こういう事実があったにもかかわらず、バシー海峡の話は今に至るも伝わって来ない。様々な戦場での勇戦や激戦、満州や樺太・千島列島の攻防、ソ連(現ロシア)によるシベリアでの日本兵捕虜に対する暴虐極まりない処遇と累々たる死者については多くの日本人の知るところであり、国として遺骨収拾をした話や慰霊塔建立の話など伝わって来るが、バシー海峡での惨事については、なぜ伝わってこないのだろうか。

第6次訪問の時、潮音寺での慰霊祭、鵝鑾鼻での献花式を実施した。浜辺で海を見ていると、猫鼻岬の沖合いを、タンカーらしき船が西から東に通過して行った。きっと日本に向けて油を満載しているタンカーなのだろうと思うと、なんともやりきれない思いがした。海上には、今日の日本人の生活に不可欠な原油を運ぶタンカー、その同じ海底には日本のために戦って死んでいった幾多数多のご遺体が…。

これらのご遺体は、現在の多くの日本人には知られていないのである。
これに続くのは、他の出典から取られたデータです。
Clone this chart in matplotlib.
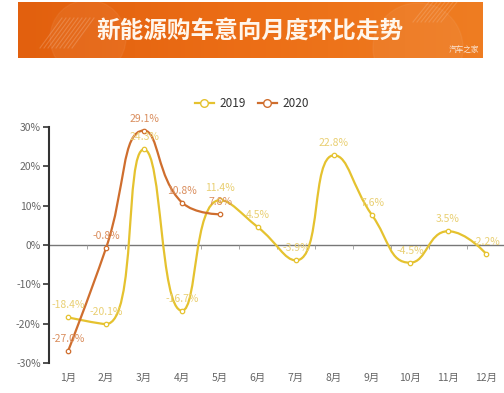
import numpy as np
import matplotlib.pyplot as plt
from matplotlib.path import Path
from matplotlib.patches import PathPatch
from matplotlib.lines import Line2D
from matplotlib.colors import LinearSegmentedColormap

plt.rcParams['font.family'] = ['Noto Sans CJK SC', 'DejaVu Sans']

months = ['1月', '2月', '3月', '4月', '5月', '6月', '7月', '8月', '9月', '10月', '11月', '12月']
vals_2019 = [-18.4, -20.1, 24.3, -16.7, 11.4, 4.5, -3.9, 22.8, 7.6, -4.5, 3.5, -2.2]
vals_2020 = [-27.0, -0.8, 29.1, 10.8, 7.8]
yticks = [-30, -20, -10, 0, 10, 20, 30]

c2019 = '#E5C22F'
c2020 = '#CF6E2E'
lab2019 = '#E9CF72'
lab2020 = '#DA8E5E'

# pixel scale, so the smoothing behaves like it does on screen
PX_X = 38.0
PX_Y = 236.0 / 60.0


def smooth_path(xs, ys, smooth=0.5):
    # echarts-style bezier smoothing with min/max constraint
    pts = np.column_stack([np.asarray(xs) * PX_X, np.asarray(ys) * PX_Y])
    n = len(pts)
    verts = [pts[0]]
    codes = [Path.MOVETO]
    cp0 = pts[0].copy()
    for i in range(1, n):
        x, y = pts[i]
        px, py = pts[i - 1]
        if i == n - 1:
            cp1 = np.array([x, y])
            nxt_cp0 = None
        else:
            nx, ny = pts[i + 1]
            vx, vy = nx - px, ny - py
            len_prev = np.hypot(x - px, y - py)
            len_next = np.hypot(nx - x, ny - y)
            r = len_next / (len_next + len_prev)
            ncx = x + vx * smooth * r
            ncy = y + vy * smooth * r
            ncx = max(min(ncx, max(nx, x)), min(nx, x))
            ncy = max(min(ncy, max(ny, y)), min(ny, y))
            vx, vy = ncx - x, ncy - y
            c1x = x - vx * len_prev / len_next
            c1y = y - vy * len_prev / len_next
            c1x = max(min(c1x, max(px, x)), min(px, x))
            c1y = max(min(c1y, max(py, y)), min(py, y))
            vx, vy = x - c1x, y - c1y
            ncx = x + vx * len_next / len_prev
            ncy = y + vy * len_next / len_prev
            cp1 = np.array([c1x, c1y])
            nxt_cp0 = np.array([ncx, ncy])
        verts += [cp0, cp1, pts[i]]
        codes += [Path.CURVE4] * 3
        cp0 = nxt_cp0
    verts = np.array(verts)
    verts[:, 0] /= PX_X
    verts[:, 1] /= PX_Y
    return Path(verts, codes)


fig = plt.figure(figsize=(5.04, 3.93), dpi=100)

# banner
bax = fig.add_axes([18 / 504, 1 - 58 / 393, 465 / 504, 56 / 393])
grad = np.linspace(0, 1, 256).reshape(1, -1)
cmap = LinearSegmentedColormap.from_list('b', ['#E2600E', '#EC6E16', '#EF7D22'])
bax.imshow(grad, aspect='auto', cmap=cmap, extent=[0, 465, 0, 56])
for k in range(9):
    x0 = 22 + k * 4
    bax.plot([x0, x0 + 22], [10, 40], color='white', alpha=0.18, lw=0.8)
for k in range(8):
    x0 = 395 + k * 4
    bax.plot([x0, x0 + 16], [36, 56], color='white', alpha=0.15, lw=0.8)
bax.add_patch(plt.Circle((70, 20), 38, color='white', alpha=0.05))
bax.add_patch(plt.Circle((400, 10), 45, color='white', alpha=0.05))
bax.set_xlim(0, 465)
bax.set_ylim(0, 56)
bax.axis('off')
fig.text(250 / 504, 1 - 31 / 393, '新能源购车意向月度环比走势', color='#FFF6EC',
         fontsize=17, fontweight='bold', ha='center', va='center')
fig.text(479 / 504, 1 - 50 / 393, '汽车之家', color='#FBE6D6', fontsize=5.5,
         ha='right', va='center')

# chart
ax = fig.add_axes([49 / 504, 1 - 363 / 393, 456 / 504, 236 / 393])
ax.set_xlim(-0.5, 11.5)
ax.set_ylim(-30, 30)

x19 = np.arange(len(vals_2019))
x20 = np.arange(len(vals_2020))
ax.add_patch(PathPatch(smooth_path(x19, vals_2019), fill=False, edgecolor=c2019, lw=1.6, zorder=3))
ax.add_patch(PathPatch(smooth_path(x20, vals_2020), fill=False, edgecolor=c2020, lw=1.6, zorder=4))
ax.plot(x19, vals_2019, 'o', ms=3.2, mfc='white', mec=c2019, mew=0.9, zorder=5)
ax.plot(x20, vals_2020, 'o', ms=3.2, mfc='white', mec=c2020, mew=0.9, zorder=6)

for x, v in zip(x19, vals_2019):
    ax.annotate(f'{v:.1f}%', (x, v), xytext=(0, 5), textcoords='offset points',
                ha='center', va='bottom', color=lab2019, fontsize=7.5, zorder=7)
for x, v in zip(x20, vals_2020):
    ax.annotate(f'{v:.1f}%', (x, v), xytext=(0, 5), textcoords='offset points',
                ha='center', va='bottom', color=lab2020, fontsize=7.5, zorder=7)

# zero axis line with boundary ticks
ax.axhline(0, color='#777777', lw=1.0, zorder=2)
ax.vlines(np.arange(0.5, 11.5, 1), -1.1, 0, color='#999999', lw=0.6, zorder=2)

ax.set_yticks(yticks)
ax.set_yticklabels([f'{t}%' for t in yticks])
ax.set_xticks(np.arange(12))
ax.set_xticklabels(months)
ax.tick_params(axis='y', length=4, width=1.2, color='#333333', labelsize=7.5,
               labelcolor='#666666', pad=2)
ax.tick_params(axis='x', length=0, labelsize=7.5, labelcolor='#666666', pad=7)
for s in ['top', 'right', 'bottom']:
    ax.spines[s].set_visible(False)
ax.spines['left'].set_color('#333333')
ax.spines['left'].set_linewidth(1.5)

# legend
h19 = Line2D([], [], color=c2019, lw=1.6, marker='o', ms=5.5, mfc='white', mec=c2019)
h20 = Line2D([], [], color=c2020, lw=1.6, marker='o', ms=5.5, mfc='white', mec=c2020)
fig.legend([h19, h20], ['2019', '2020'], loc='center', bbox_to_anchor=(252 / 504, 1 - 104 / 393),
           ncol=2, frameon=False, fontsize=8.5, handlelength=1.6, handletextpad=0.5,
           columnspacing=1.0, labelcolor='#333333')

fig.savefig('out.png', dpi=100)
彼らの殉死の意味はいったい何だったのだろうか。祖国である日本が、日本人の私たちがこの方々のために思いを込めた行動をしないとは、なんとも情けない話である。バシー海峡の25万の将兵も、他の地域で戦死された方々と同じように日本国から顕彰されてしかるべき方々なのだ。戦後73年の今日に至るも、千尋の海深くに放置されたままの英霊の御霊に私たちは思いを馳せなくてはならない。この方々は国に殉じたのである。